4.5 Summary and Expectations

In this chapter, we explored unsupervised learning techniques, focusing on clustering and dimensionality reduction. These methods are invaluable for discovering patterns and simplifying complex data structures without the need for labeled data. You should now be familiar with k-Means, hierarchical clustering, and DBSCAN, and know how to evaluate clustering models. K-Means and Hierarchical Clustering provide ways to group similar data points, while PCA and t-SNE offer powerful tools for reducing dimensions and visualizing high-dimensional datasets. Understanding these techniques equips you with essential tools for tackling a wide range of data analysis challenges.
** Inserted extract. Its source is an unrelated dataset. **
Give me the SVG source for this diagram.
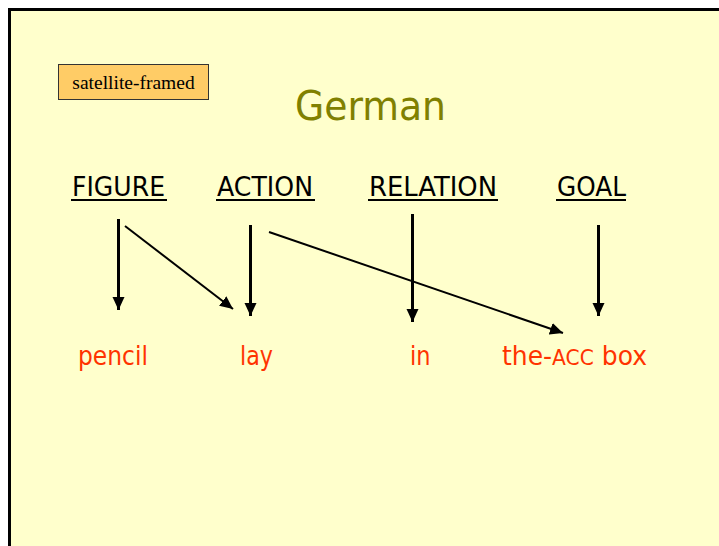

By mastering these unsupervised learning techniques, you will be better prepared to uncover hidden patterns and insights in complex datasets, a crucial skill in the field of data science and machine learning.

Continue exploring these concepts and applying them to real-world scenarios. Clustering opens the door to discovering hidden patterns and insights in data that might otherwise go unnoticed. Additionally, continue practicing these techniques to gain confidence in applying dimensionality reduction to real-world datasets. Understanding when and how to simplify data is a crucial skill in machine learning.

4.5.1 Key Takeaways

  • Clustering is an unsupervised learning technique used to group similar data points.

  • Different clustering algorithms have distinct strengths and are suitable for different types of data.

  • Evaluating clustering models requires specific metrics that assess the quality of the clusters.

  • Dimensionality reduction simplifies datasets by reducing the number of features while retaining important information.

  • PCA is a linear technique that captures the most variance in the data, while t-SNE is a non-linear method that preserves the local structure.

  • Choosing the right dimensionality reduction technique depends on the nature of the data and the specific goals of the analysis.